• [TASK DIRECTIONS]: Pictures stay out of the copy; restate everything else in the material exactly.

• [SUPPLIED INFORMATION]:

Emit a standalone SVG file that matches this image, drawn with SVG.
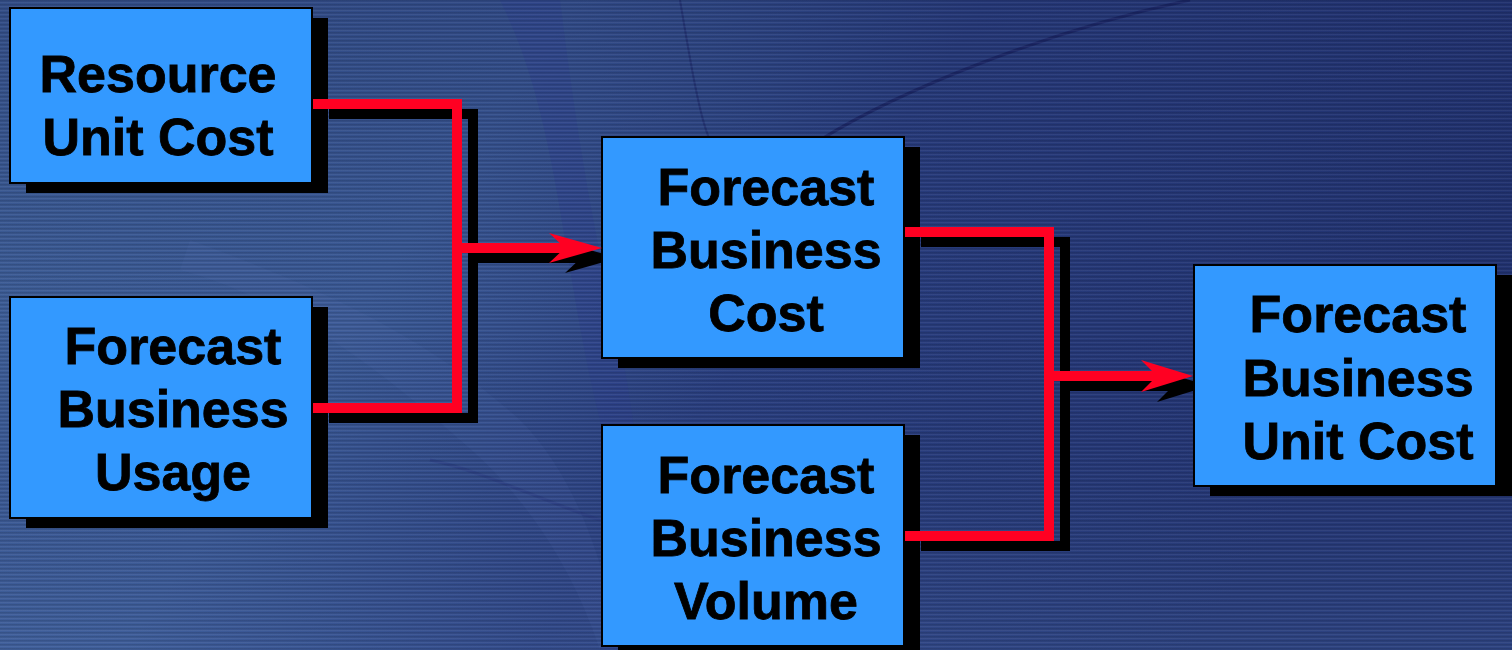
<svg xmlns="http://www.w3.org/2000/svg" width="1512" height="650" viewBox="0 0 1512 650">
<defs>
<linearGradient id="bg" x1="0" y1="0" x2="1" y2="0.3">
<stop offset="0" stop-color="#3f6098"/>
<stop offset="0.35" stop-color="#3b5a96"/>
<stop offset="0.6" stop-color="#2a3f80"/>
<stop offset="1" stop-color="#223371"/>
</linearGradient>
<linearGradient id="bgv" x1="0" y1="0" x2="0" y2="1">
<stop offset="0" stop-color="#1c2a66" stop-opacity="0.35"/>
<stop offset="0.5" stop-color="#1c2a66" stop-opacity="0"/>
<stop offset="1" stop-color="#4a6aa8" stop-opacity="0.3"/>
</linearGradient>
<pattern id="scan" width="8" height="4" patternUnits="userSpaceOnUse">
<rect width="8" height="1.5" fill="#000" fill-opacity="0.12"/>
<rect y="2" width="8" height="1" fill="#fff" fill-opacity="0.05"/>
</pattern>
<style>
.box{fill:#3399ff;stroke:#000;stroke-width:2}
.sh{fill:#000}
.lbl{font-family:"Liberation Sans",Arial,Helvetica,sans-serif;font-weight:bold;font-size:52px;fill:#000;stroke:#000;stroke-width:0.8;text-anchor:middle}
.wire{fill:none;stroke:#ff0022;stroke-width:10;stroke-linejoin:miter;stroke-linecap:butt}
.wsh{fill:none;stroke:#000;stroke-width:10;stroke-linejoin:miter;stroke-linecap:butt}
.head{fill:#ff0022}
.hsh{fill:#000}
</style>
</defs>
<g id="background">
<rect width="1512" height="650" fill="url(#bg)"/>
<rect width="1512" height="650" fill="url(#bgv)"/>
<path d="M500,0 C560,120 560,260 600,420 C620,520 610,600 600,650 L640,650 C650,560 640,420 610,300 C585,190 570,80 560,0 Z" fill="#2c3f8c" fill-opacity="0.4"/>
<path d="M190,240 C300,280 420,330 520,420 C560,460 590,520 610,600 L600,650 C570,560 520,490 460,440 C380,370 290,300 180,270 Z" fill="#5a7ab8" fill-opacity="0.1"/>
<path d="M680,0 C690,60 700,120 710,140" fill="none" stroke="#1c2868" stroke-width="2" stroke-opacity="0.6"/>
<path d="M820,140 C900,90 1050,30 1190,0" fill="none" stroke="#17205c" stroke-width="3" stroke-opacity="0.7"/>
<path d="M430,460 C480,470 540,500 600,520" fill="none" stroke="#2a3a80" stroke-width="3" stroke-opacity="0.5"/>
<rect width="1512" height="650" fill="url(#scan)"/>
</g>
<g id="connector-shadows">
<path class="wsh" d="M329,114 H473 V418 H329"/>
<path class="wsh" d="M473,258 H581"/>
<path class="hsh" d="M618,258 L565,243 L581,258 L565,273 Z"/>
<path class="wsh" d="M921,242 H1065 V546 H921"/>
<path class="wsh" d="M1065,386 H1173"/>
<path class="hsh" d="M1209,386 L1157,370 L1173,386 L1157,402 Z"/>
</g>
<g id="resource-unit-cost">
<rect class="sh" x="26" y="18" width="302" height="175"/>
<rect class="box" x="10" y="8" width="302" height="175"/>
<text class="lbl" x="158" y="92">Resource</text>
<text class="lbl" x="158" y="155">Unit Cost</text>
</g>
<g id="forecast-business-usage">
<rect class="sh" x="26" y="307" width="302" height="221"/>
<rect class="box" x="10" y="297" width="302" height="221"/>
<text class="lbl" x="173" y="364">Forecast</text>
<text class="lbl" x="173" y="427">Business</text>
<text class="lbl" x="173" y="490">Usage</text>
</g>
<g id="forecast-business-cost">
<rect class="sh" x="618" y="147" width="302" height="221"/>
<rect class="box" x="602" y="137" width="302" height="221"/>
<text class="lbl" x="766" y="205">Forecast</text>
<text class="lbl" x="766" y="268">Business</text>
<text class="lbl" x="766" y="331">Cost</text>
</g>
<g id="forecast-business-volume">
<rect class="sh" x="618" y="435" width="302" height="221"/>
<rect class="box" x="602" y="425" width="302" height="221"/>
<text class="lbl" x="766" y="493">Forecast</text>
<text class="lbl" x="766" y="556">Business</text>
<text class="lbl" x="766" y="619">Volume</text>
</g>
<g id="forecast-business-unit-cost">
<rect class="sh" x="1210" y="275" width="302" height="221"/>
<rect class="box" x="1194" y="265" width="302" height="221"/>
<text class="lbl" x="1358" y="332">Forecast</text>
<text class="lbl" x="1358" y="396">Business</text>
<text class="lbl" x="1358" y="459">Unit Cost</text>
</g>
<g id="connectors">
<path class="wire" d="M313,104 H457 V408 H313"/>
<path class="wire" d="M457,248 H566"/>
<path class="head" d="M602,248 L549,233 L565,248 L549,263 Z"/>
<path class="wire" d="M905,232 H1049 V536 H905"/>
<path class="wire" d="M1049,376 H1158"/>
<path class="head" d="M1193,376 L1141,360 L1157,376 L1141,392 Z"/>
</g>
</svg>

• [SOLVED EXERCISE]:
Emit a standalone SVG file that matches this image, drawn with SVG.
<svg xmlns="http://www.w3.org/2000/svg" width="1512" height="650" viewBox="0 0 1512 650">
<defs>
<linearGradient id="bg" x1="0" y1="0" x2="1" y2="0.3">
<stop offset="0" stop-color="#3f6098"/>
<stop offset="0.35" stop-color="#3b5a96"/>
<stop offset="0.6" stop-color="#2a3f80"/>
<stop offset="1" stop-color="#223371"/>
</linearGradient>
<linearGradient id="bgv" x1="0" y1="0" x2="0" y2="1">
<stop offset="0" stop-color="#1c2a66" stop-opacity="0.35"/>
<stop offset="0.5" stop-color="#1c2a66" stop-opacity="0"/>
<stop offset="1" stop-color="#4a6aa8" stop-opacity="0.3"/>
</linearGradient>
<pattern id="scan" width="8" height="4" patternUnits="userSpaceOnUse">
<rect width="8" height="1.5" fill="#000" fill-opacity="0.12"/>
<rect y="2" width="8" height="1" fill="#fff" fill-opacity="0.05"/>
</pattern>
<style>
.box{fill:#3399ff;stroke:#000;stroke-width:2}
.sh{fill:#000}
.lbl{font-family:"Liberation Sans",Arial,Helvetica,sans-serif;font-weight:bold;font-size:52px;fill:#000;stroke:#000;stroke-width:0.8;text-anchor:middle}
.wire{fill:none;stroke:#ff0022;stroke-width:10;stroke-linejoin:miter;stroke-linecap:butt}
.wsh{fill:none;stroke:#000;stroke-width:10;stroke-linejoin:miter;stroke-linecap:butt}
.head{fill:#ff0022}
.hsh{fill:#000}
</style>
</defs>
<g id="background">
<rect width="1512" height="650" fill="url(#bg)"/>
<rect width="1512" height="650" fill="url(#bgv)"/>
<path d="M500,0 C560,120 560,260 600,420 C620,520 610,600 600,650 L640,650 C650,560 640,420 610,300 C585,190 570,80 560,0 Z" fill="#2c3f8c" fill-opacity="0.4"/>
<path d="M190,240 C300,280 420,330 520,420 C560,460 590,520 610,600 L600,650 C570,560 520,490 460,440 C380,370 290,300 180,270 Z" fill="#5a7ab8" fill-opacity="0.1"/>
<path d="M680,0 C690,60 700,120 710,140" fill="none" stroke="#1c2868" stroke-width="2" stroke-opacity="0.6"/>
<path d="M820,140 C900,90 1050,30 1190,0" fill="none" stroke="#17205c" stroke-width="3" stroke-opacity="0.7"/>
<path d="M430,460 C480,470 540,500 600,520" fill="none" stroke="#2a3a80" stroke-width="3" stroke-opacity="0.5"/>
<rect width="1512" height="650" fill="url(#scan)"/>
</g>
<g id="connector-shadows">
<path class="wsh" d="M329,114 H473 V418 H329"/>
<path class="wsh" d="M473,258 H581"/>
<path class="hsh" d="M618,258 L565,243 L581,258 L565,273 Z"/>
<path class="wsh" d="M921,242 H1065 V546 H921"/>
<path class="wsh" d="M1065,386 H1173"/>
<path class="hsh" d="M1209,386 L1157,370 L1173,386 L1157,402 Z"/>
</g>
<g id="resource-unit-cost">
<rect class="sh" x="26" y="18" width="302" height="175"/>
<rect class="box" x="10" y="8" width="302" height="175"/>
<text class="lbl" x="158" y="92">Resource</text>
<text class="lbl" x="158" y="155">Unit Cost</text>
</g>
<g id="forecast-business-usage">
<rect class="sh" x="26" y="307" width="302" height="221"/>
<rect class="box" x="10" y="297" width="302" height="221"/>
<text class="lbl" x="173" y="364">Forecast</text>
<text class="lbl" x="173" y="427">Business</text>
<text class="lbl" x="173" y="490">Usage</text>
</g>
<g id="forecast-business-cost">
<rect class="sh" x="618" y="147" width="302" height="221"/>
<rect class="box" x="602" y="137" width="302" height="221"/>
<text class="lbl" x="766" y="205">Forecast</text>
<text class="lbl" x="766" y="268">Business</text>
<text class="lbl" x="766" y="331">Cost</text>
</g>
<g id="forecast-business-volume">
<rect class="sh" x="618" y="435" width="302" height="221"/>
<rect class="box" x="602" y="425" width="302" height="221"/>
<text class="lbl" x="766" y="493">Forecast</text>
<text class="lbl" x="766" y="556">Business</text>
<text class="lbl" x="766" y="619">Volume</text>
</g>
<g id="forecast-business-unit-cost">
<rect class="sh" x="1210" y="275" width="302" height="221"/>
<rect class="box" x="1194" y="265" width="302" height="221"/>
<text class="lbl" x="1358" y="332">Forecast</text>
<text class="lbl" x="1358" y="396">Business</text>
<text class="lbl" x="1358" y="459">Unit Cost</text>
</g>
<g id="connectors">
<path class="wire" d="M313,104 H457 V408 H313"/>
<path class="wire" d="M457,248 H566"/>
<path class="head" d="M602,248 L549,233 L565,248 L549,263 Z"/>
<path class="wire" d="M905,232 H1049 V536 H905"/>
<path class="wire" d="M1049,376 H1158"/>
<path class="head" d="M1193,376 L1141,360 L1157,376 L1141,392 Z"/>
</g>
</svg>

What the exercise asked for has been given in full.